Narrow the data below down to the lines containing "matplotlib".

■ **Data shown**:
--------
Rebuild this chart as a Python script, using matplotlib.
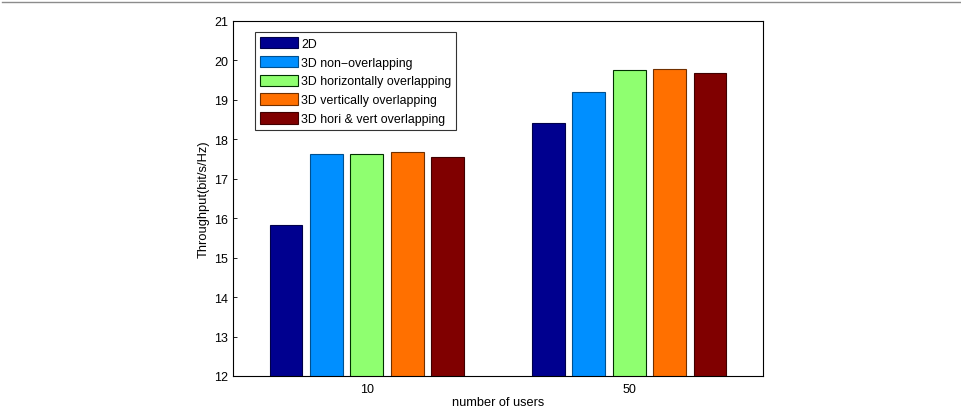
import matplotlib
matplotlib.use("Agg")
import matplotlib.pyplot as plt
from matplotlib.lines import Line2D
import numpy as np

plt.rcParams['font.family'] = ['Liberation Sans', 'DejaVu Sans']

categories = ["10", "50"]
series = ["2D", "3D non\u2212overlapping", "3D horizontally overlapping",
          "3D vertically overlapping", "3D hori & vert overlapping"]
values = [
    [15.83, 18.42],
    [17.62, 19.20],
    [17.64, 19.76],
    [17.67, 19.78],
    [17.55, 19.67],
]
colors = ["#00008f", "#008fff", "#8fff70", "#ff7000", "#800000"]
edges = ["#00004a", "#00508f", "#003000", "#703000", "#400000"]

fig = plt.figure(figsize=(9.62, 4.10), dpi=100)
fig.lines.append(Line2D([0.002, 0.998], [0.9925, 0.9925], transform=fig.transFigure,
                        color="#8c8c8c", linewidth=1.0))
ax = fig.add_axes([0.2422, 0.0805, 0.5509, 0.8659])

x = np.arange(1, len(categories) + 1)
step = 0.154
width = 0.125
for i, (name, vals) in enumerate(zip(series, values)):
    ax.bar(x + (i - 2) * step, vals, width=width, color=colors[i],
           edgecolor=edges[i], linewidth=0.8, label=name, zorder=2)

ax.set_xlim(0.49, 2.51)
ax.set_ylim(12, 21)
ax.set_yticks(range(12, 22))
ax.set_xticks(x)
ax.set_xticklabels(categories)
ax.tick_params(direction='in', length=3, labelsize=9, width=0.6, top=False, right=False)
ax.tick_params(axis='x', pad=5)
for s in ax.spines.values():
    s.set_linewidth(0.8)
ax.set_xlabel("number of users", fontsize=9.2, labelpad=1)
ax.set_ylabel("Throughput(bit/s/Hz)", fontsize=9.3, labelpad=3)

leg = ax.legend(loc='upper left', bbox_to_anchor=(0.042, 0.968), fontsize=8.9,
                frameon=True, fancybox=False, edgecolor='black',
                handlelength=3.1, handleheight=1.06, handletextpad=0.25,
                labelspacing=0.48, borderpad=0.35, borderaxespad=0)
leg.get_frame().set_linewidth(0.8)

fig.savefig("out.png", dpi=100)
--------
■ **Answer to this problem**:
Rebuild this chart as a Python script, using matplotlib.
import matplotlib
matplotlib.use("Agg")
import matplotlib.pyplot as plt
from matplotlib.lines import Line2D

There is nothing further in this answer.